## What is required
Quote the records exactly, starting at the first line and stopping after the line with "const yTicks = [0,500,1000,1500,2000,2500,3000,3500,4000,4500];"; skip the pictures.

## Extracted material
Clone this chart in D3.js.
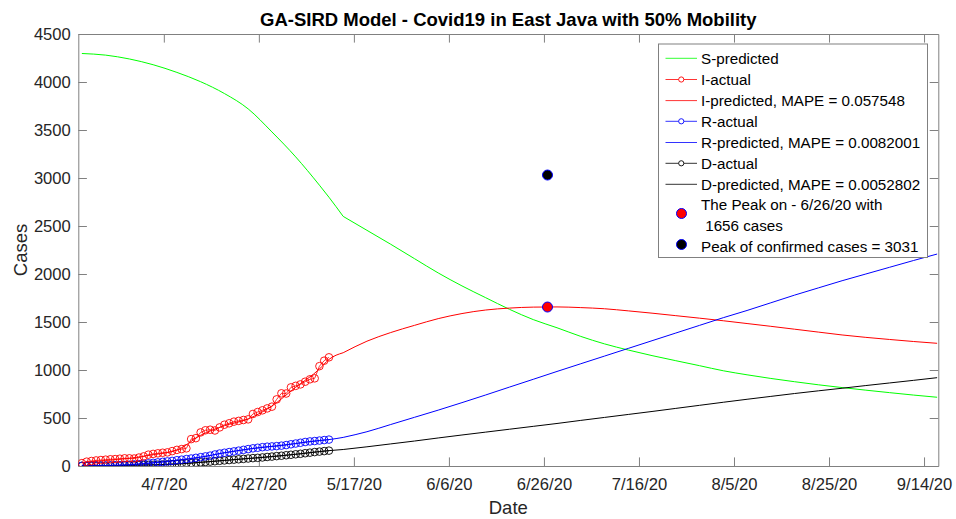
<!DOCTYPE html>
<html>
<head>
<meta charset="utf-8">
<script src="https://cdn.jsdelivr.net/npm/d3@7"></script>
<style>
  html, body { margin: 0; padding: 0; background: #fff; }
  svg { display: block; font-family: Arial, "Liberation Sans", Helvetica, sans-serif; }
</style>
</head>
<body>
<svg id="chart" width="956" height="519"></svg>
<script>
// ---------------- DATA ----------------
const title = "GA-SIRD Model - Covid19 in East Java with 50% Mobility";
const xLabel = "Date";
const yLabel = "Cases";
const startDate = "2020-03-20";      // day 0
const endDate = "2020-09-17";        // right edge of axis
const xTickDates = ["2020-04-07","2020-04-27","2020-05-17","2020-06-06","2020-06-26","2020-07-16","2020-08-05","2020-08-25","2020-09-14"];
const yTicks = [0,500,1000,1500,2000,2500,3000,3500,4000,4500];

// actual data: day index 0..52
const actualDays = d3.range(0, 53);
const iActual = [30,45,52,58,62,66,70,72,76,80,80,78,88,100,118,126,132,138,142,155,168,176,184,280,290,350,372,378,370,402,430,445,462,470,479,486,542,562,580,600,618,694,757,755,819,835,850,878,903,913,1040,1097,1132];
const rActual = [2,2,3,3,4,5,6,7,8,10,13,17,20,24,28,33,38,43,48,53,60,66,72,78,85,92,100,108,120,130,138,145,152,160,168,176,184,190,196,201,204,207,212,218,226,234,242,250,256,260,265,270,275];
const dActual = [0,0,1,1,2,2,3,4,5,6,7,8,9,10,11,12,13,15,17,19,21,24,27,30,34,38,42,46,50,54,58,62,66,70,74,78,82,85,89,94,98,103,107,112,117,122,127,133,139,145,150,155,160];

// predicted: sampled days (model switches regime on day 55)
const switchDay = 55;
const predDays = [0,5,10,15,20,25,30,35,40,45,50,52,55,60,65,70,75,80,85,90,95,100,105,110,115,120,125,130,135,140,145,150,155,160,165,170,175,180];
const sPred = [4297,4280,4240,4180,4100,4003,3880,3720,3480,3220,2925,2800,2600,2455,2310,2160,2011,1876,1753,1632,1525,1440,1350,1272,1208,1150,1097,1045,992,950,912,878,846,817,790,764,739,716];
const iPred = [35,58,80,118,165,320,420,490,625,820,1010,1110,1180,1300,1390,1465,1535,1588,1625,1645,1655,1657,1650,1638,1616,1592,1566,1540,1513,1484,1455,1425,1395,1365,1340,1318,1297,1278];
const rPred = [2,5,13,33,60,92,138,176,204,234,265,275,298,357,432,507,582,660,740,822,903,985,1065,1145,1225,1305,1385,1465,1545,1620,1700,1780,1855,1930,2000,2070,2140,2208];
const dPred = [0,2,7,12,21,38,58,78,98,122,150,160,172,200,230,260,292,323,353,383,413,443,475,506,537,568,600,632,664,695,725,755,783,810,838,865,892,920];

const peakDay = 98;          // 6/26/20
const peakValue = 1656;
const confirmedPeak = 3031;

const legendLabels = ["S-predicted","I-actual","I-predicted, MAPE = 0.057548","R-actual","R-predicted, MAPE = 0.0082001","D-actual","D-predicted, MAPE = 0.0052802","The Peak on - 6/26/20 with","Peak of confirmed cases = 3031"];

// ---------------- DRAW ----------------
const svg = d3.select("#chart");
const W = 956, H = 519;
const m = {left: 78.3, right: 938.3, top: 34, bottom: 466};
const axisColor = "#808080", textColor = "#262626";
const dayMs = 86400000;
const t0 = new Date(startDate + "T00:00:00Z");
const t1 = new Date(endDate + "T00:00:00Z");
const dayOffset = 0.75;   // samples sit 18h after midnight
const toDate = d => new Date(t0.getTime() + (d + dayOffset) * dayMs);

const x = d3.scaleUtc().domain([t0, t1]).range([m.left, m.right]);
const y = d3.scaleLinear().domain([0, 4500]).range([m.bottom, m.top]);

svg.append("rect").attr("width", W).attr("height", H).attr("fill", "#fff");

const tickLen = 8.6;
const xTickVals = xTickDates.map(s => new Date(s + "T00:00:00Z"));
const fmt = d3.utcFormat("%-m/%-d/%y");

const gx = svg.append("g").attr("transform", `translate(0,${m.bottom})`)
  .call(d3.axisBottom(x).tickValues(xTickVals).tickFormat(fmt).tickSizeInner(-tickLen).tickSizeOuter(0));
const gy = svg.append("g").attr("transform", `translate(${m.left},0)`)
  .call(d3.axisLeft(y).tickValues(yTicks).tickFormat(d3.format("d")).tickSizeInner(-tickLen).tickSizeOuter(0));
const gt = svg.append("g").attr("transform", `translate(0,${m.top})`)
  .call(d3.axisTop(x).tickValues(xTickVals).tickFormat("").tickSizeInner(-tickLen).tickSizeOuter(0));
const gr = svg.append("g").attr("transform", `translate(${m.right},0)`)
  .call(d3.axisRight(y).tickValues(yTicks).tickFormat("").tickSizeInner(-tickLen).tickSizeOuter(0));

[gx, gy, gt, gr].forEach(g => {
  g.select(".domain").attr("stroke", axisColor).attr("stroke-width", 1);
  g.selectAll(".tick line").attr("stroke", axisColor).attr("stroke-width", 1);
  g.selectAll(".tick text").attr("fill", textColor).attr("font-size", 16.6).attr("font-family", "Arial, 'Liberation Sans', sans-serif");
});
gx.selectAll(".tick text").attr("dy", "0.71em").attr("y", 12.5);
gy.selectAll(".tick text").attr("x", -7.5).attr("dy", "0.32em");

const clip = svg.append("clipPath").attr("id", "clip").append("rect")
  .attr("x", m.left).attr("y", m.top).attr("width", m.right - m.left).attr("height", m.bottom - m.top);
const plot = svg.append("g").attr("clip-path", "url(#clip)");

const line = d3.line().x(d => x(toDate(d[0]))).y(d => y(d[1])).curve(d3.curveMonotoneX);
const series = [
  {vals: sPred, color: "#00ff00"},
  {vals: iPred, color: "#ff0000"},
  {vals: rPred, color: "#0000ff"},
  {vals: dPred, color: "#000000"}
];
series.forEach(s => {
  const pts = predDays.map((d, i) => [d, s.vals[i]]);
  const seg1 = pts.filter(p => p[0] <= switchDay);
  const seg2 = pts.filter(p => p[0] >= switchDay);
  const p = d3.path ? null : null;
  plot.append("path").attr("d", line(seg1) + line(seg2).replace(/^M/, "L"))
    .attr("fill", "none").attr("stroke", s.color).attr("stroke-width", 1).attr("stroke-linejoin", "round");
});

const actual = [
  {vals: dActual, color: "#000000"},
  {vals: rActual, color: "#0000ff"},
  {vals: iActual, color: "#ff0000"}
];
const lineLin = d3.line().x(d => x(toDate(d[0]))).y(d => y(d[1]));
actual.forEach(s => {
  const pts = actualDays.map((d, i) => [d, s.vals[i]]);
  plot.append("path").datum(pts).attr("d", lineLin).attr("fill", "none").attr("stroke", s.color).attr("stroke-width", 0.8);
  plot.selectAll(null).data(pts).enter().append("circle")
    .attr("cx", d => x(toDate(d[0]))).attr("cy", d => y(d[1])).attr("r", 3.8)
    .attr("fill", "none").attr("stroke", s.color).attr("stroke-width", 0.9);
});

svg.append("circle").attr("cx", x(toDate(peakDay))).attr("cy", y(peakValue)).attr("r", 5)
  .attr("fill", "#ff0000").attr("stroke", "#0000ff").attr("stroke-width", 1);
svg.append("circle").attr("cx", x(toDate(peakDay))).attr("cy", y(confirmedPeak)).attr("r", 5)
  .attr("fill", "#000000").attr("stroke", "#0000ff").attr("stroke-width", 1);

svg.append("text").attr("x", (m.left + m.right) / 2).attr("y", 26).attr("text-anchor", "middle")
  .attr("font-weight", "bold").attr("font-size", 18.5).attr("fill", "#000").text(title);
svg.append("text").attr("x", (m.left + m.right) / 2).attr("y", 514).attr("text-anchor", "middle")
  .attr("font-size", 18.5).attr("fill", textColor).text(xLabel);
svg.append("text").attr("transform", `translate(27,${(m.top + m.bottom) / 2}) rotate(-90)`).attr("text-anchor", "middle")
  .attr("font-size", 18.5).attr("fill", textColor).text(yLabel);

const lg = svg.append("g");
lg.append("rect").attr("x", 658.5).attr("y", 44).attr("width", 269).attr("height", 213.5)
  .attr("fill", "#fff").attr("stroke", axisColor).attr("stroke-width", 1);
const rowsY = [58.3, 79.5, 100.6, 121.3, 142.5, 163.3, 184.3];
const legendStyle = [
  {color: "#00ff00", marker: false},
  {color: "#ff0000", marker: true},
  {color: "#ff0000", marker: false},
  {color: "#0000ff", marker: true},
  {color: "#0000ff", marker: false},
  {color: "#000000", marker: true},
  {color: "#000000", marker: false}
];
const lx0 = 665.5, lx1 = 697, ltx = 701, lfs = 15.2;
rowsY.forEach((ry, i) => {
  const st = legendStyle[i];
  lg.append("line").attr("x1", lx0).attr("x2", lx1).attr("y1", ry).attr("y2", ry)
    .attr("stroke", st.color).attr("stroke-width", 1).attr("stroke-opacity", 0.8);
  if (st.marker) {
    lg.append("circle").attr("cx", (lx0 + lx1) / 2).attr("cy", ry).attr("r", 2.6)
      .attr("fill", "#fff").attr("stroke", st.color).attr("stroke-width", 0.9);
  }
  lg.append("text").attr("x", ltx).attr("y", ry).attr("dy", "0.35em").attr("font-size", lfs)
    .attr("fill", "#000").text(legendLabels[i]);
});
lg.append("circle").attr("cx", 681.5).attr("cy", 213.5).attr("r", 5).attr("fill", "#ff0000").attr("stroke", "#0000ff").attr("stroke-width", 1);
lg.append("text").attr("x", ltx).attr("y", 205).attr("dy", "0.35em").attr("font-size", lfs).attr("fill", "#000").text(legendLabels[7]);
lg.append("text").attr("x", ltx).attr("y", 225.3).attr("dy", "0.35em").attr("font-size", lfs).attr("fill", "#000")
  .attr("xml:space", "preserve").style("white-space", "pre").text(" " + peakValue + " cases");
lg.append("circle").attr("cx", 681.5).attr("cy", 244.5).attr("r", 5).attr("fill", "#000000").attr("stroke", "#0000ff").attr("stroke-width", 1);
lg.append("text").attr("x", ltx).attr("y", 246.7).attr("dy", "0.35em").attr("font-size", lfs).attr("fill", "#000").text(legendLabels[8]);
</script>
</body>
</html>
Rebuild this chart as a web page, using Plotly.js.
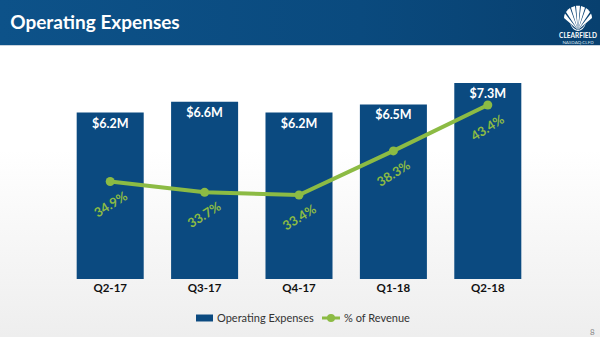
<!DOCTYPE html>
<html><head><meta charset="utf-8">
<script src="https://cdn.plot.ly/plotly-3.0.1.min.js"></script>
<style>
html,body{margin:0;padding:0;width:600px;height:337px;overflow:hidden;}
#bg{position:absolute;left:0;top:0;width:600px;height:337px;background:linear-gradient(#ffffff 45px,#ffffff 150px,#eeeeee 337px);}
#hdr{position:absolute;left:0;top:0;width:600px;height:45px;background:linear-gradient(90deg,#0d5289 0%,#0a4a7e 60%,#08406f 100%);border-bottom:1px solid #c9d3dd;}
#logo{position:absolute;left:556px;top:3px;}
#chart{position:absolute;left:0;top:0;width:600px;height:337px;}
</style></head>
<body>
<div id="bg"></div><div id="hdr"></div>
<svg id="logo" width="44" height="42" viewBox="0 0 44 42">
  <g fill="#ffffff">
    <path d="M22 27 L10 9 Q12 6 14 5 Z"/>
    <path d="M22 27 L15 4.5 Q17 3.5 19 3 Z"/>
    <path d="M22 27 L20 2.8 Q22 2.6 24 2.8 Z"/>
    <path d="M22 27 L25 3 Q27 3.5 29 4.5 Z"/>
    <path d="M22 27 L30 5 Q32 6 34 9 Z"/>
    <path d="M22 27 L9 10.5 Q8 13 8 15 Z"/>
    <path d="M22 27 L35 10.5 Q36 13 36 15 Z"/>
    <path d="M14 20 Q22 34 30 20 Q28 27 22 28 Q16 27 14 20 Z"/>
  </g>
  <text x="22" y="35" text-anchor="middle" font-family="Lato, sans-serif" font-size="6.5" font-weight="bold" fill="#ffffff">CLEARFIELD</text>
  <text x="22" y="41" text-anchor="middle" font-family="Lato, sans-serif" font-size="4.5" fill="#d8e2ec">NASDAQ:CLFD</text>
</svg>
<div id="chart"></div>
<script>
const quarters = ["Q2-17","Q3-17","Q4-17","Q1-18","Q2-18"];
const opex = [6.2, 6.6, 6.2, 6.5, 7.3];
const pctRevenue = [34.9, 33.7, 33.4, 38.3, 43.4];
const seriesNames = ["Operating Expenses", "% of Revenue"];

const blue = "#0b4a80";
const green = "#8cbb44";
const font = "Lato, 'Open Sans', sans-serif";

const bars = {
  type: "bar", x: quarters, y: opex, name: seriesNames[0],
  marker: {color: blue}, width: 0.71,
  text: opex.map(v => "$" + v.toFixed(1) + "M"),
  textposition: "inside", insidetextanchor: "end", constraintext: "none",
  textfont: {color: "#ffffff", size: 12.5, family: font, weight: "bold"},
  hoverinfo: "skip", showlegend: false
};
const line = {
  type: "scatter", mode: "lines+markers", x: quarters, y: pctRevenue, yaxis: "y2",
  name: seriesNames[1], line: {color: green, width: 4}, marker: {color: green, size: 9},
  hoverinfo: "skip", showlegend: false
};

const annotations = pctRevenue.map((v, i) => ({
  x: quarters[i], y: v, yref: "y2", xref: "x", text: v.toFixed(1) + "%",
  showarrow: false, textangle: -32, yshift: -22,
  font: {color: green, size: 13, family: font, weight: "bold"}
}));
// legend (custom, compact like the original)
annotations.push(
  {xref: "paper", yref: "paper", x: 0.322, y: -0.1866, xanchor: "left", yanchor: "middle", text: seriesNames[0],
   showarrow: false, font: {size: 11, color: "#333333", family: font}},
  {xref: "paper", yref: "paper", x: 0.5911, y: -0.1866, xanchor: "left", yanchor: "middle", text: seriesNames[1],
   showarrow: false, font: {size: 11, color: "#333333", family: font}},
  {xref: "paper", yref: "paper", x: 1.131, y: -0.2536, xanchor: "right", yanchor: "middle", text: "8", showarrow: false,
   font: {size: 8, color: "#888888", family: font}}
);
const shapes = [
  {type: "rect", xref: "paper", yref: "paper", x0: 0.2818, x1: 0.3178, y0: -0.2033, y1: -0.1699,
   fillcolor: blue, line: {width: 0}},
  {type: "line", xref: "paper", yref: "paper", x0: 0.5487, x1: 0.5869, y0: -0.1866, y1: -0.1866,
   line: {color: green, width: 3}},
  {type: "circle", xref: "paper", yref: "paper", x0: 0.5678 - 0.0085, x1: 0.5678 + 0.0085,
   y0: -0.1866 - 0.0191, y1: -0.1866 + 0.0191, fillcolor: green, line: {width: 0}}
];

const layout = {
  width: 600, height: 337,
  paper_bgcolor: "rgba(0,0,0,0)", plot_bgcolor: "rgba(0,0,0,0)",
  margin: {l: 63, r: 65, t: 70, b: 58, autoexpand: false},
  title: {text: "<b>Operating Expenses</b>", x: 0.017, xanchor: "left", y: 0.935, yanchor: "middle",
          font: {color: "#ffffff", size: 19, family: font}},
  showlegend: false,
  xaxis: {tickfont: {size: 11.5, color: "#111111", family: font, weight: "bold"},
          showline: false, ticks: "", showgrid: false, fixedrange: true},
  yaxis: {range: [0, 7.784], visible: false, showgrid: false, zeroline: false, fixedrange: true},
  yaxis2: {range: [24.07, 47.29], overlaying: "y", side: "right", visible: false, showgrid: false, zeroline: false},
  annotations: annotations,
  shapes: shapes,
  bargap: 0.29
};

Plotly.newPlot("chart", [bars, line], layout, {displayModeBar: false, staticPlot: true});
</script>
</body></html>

## Task response
Clone this chart in D3.js.
<!DOCTYPE html>
<html>
<head>
<meta charset="utf-8">
<script src="https://cdn.jsdelivr.net/npm/d3@7"></script>
<style>
  html, body { margin: 0; padding: 0; background: #fff; }
  svg { display: block; font-family: Arial, "Liberation Sans", Helvetica, sans-serif; }
</style>
</head>
<body>
<svg id="chart" width="956" height="519"></svg>
<script>
// ---------------- DATA ----------------
const title = "GA-SIRD Model - Covid19 in East Java with 50% Mobility";
const xLabel = "Date";
const yLabel = "Cases";
const startDate = "2020-03-20";      // day 0
const endDate = "2020-09-17";        // right edge of axis
const xTickDates = ["2020-04-07","2020-04-27","2020-05-17","2020-06-06","2020-06-26","2020-07-16","2020-08-05","2020-08-25","2020-09-14"];
const yTicks = [0,500,1000,1500,2000,2500,3000,3500,4000,4500];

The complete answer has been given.